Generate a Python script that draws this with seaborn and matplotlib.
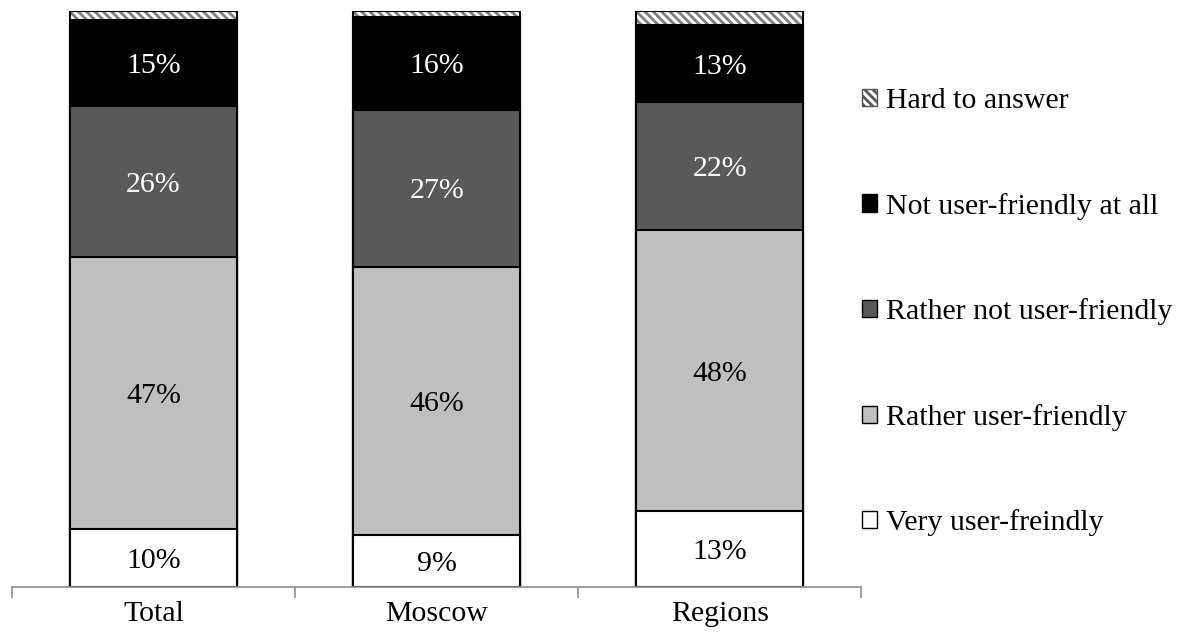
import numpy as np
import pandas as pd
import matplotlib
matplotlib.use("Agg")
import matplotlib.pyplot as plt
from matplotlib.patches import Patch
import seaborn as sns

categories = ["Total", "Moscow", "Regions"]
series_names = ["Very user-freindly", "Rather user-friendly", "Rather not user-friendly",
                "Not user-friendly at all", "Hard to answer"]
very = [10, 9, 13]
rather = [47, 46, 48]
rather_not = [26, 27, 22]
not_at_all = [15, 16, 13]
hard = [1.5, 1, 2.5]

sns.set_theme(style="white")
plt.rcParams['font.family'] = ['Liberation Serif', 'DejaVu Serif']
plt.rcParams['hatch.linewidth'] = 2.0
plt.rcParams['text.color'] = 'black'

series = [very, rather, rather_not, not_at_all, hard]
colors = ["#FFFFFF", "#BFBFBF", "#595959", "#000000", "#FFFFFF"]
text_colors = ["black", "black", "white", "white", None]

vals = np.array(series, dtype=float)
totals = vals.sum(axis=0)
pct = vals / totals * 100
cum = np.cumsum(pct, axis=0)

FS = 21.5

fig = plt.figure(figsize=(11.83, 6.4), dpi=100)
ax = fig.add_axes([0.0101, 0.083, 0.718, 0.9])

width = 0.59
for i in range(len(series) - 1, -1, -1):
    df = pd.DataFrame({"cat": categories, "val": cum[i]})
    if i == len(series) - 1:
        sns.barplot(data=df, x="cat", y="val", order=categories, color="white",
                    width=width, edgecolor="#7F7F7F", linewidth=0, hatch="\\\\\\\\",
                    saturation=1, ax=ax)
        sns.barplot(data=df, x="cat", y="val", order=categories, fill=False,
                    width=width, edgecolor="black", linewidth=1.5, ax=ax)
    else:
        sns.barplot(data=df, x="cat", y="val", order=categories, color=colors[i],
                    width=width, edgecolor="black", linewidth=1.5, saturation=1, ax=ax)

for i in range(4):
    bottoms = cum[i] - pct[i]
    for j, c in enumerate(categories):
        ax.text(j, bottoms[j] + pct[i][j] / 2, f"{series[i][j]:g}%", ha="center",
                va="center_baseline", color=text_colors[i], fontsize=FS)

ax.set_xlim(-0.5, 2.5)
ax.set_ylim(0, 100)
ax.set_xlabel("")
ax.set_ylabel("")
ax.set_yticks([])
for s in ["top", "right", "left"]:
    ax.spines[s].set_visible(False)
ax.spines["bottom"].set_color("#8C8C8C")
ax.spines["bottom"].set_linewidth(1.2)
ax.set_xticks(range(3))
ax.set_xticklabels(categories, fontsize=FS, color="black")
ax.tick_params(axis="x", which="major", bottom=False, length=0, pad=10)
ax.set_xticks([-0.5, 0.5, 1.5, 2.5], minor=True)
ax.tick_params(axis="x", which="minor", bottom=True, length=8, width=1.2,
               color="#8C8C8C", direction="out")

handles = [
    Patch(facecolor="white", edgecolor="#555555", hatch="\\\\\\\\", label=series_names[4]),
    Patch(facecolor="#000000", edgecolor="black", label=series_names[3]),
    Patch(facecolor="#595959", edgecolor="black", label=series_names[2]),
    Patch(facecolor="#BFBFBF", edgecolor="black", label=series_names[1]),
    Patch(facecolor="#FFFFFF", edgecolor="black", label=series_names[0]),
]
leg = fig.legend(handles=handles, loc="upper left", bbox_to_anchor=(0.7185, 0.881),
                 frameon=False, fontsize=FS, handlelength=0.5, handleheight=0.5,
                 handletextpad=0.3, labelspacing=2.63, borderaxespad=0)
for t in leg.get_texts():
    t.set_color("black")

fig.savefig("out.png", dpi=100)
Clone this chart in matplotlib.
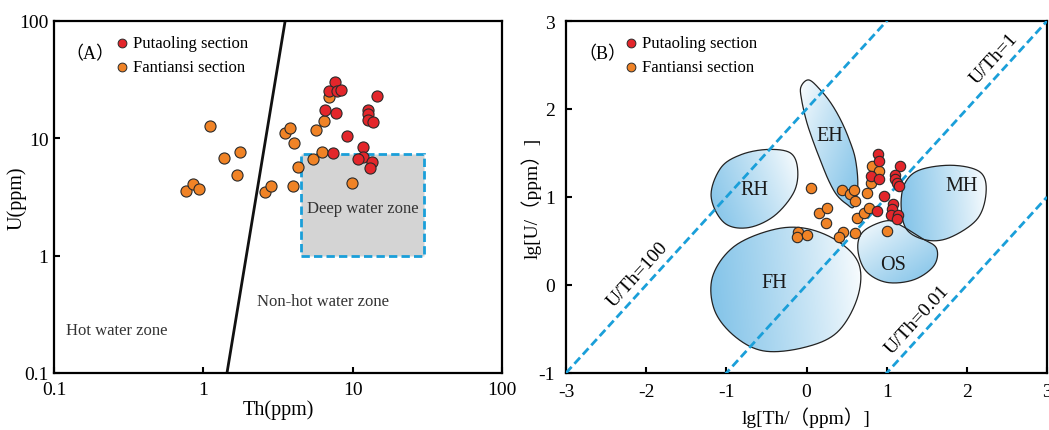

______

Instructions to follow
In the records above, tally the lines where the word "this" appears, and give the number and nothing else.

Result of the exercise
2